Terrorismo de Estado sim, mas também um acto de vingança bem revelador da baixeza de Lukashenko, que não hesitou em usar os meios do Estado e a Força Aérea para se proteger e ao seu regime de um jornalista e blogger de apenas 26 anos cuja única arma que possui é o que escreve.
Para além do risco da operação e do medo e incómodo que causou aos passageiros, já que o desvio de um avião comercial num voo regular, contra a sua vontade, por razões políticas, será sempre um acto de pirataria ainda que conduzido por um Estado ou uma organização política, a acção das autoridades da Bielorrússia constituiu uma violação grosseira do direito internacional aéreo e das convenções em matéria de aviação civil, pelo que suscitou uma reacção enérgica da maioria da comunidade internacional.
Reacção que não poderá ficar apenas pelas sanções económicas. A comunidade internacional não pode tolerar a existência de regimes corruptos que infernizam a vida do seu próprio povo e colocam em causa a segurança colectiva.
À margem desta reacção, uma vez mais, ficaram os aliados de Lukashenko. A Rússia de Putin, pela voz do Ministro dos Negócios Estrangeiros, Sergei Lavrov, e de outros altos dirigentes saiu de imediato em sua defesa, considerando que um acto de pirataria contra um avião comercial para detenção de um opositor político é uma acção razoável e legítima.
Enquanto isso, em Pequim, o editorial do Global Times dedica-se a levantar dúvidas e a desvalorizar o incidente, chegando a colocar a hipótese de que tivesse sido a própria tripulação do avião a pedir socorro, defendendo que a prisão de Roman Protasevich e da namorada foi praticamente um caso fortuito, e referindo que são precisos mais factos, devendo dar-se o direito de defesa às autoridades da Bielorrússia. Como se não entrasse pelos olhos de todos o que aconteceu e não se soubesse que a Bielorrússia é um "parceiro estratégico abrangente".

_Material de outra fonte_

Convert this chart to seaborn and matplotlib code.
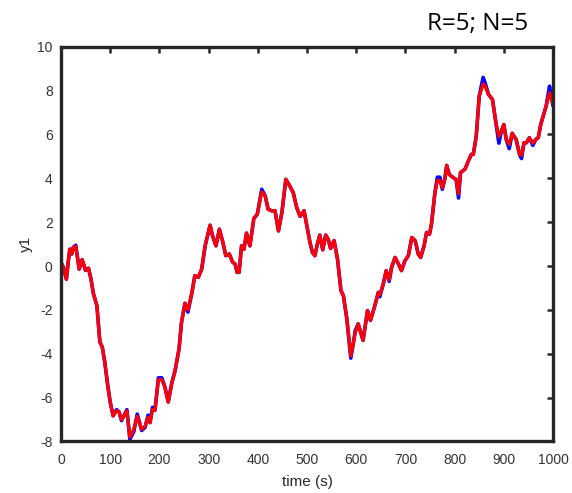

O editorial em causa é tão surreal que vai mesmo ao ponto de questionar por que motivo as autoridades da Bielorrússia iriam deter um jornalista que nem sequer é o mais "proeminente líder da oposição", se até existe uma "oposição" e há "eleições multipartidárias", certamente esquecendo o que ainda recentemente aconteceu aqui ao lado com a aprovação de legislação destinada a reduzir a democraticidade do sistema eleitoral para não se perderem eleições, se decapitarem os partidos da oposição democrática e se prenderem e condenarem dezenas de jovens estudantes, políticos e advogados.
O que aconteceu com o avião da Ryanair é a prova de que a violência, a repressão, a mentira oficial, a desinformação e o uso da força continuam a ser os argumentos dos autocratas, dos fracos, dos corruptos, e de todos os que temem a verdade e há muito perderam a razão.